Washington Post Editorial
Sept. 17, 2006 -- PRESIDENT BUSH made crystal clear Friday that he has one overriding concern about the legislation on foreign detainees before Congress. His "one test," he said, was whether Congress would authorize what he repeatedly called "the program" -- that is, the CIA's network of secret prisons and its brutal treatment of the people in them. "Congress has got a decision to make," Mr. Bush declared during a news conference. "Do you want the program to go forward or not?"
That is indeed the most important question before Congress and the nation. So allow us to elaborate, again, exactly what Mr. Bush means by "the program." He's talking about the practice of sequestering terrorist suspects indefinitely and without charge in secret foreign locations and holding them incommunicado even from the International Red Cross. Until recently, such "disappearances" were the signature of Third World dictatorships.
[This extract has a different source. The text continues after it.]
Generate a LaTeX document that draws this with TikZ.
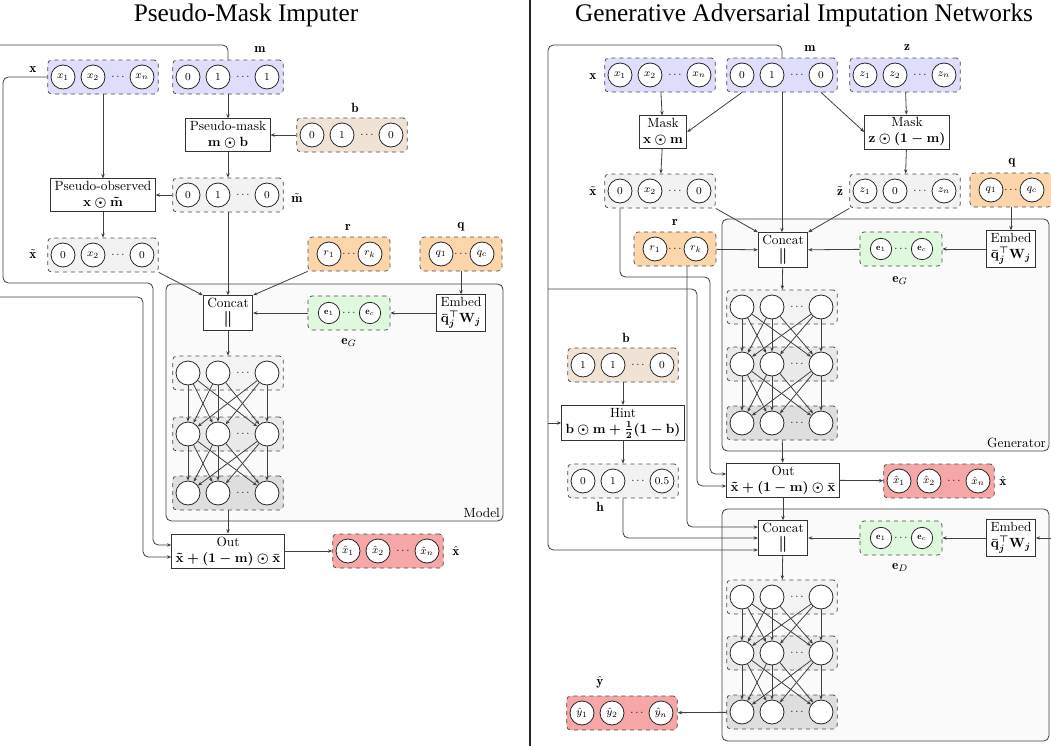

U.S. adoption of them has roiled relations with our closest European allies and impeded collaboration with foreign police and intelligence services.
Mr. Bush also wants the CIA to be able to treat its detainees to such practices as "cold cell," or induced hypothermia, in which detainees are held naked in near-freezing temperatures and repeatedly doused with water; "long standing," in which prisoners are handcuffed in an uncomfortable standing position and forced to remain there for up to 40 hours; and prolonged sleep deprivation.
Throughout the world and for decades, such practices have been called torture. That's what the United States called them when they were used by the Soviet KGB. As the president himself tacitly acknowledges, they violate Geneva and other international conventions as well as current U.S. law. News that the United States has used these techniques -- as well as waterboarding, an ancient torture technique that simulates drowning -- has gravely damaged U.S. standing in the world and the fight against terrorism. It increases the danger that captured U.S. servicemen will be exposed to similar treatment by nations that might otherwise feel obliged to respect the Geneva standards.
When Mr. Bush was asked Friday whether he wasn't in effect seeking sanction for torture, he responded with an evasion. He claimed that the Geneva Conventions' Common Article 3 is "very vague" and that his proposal would provide "clarity" for CIA professionals. In fact, the opposite is true.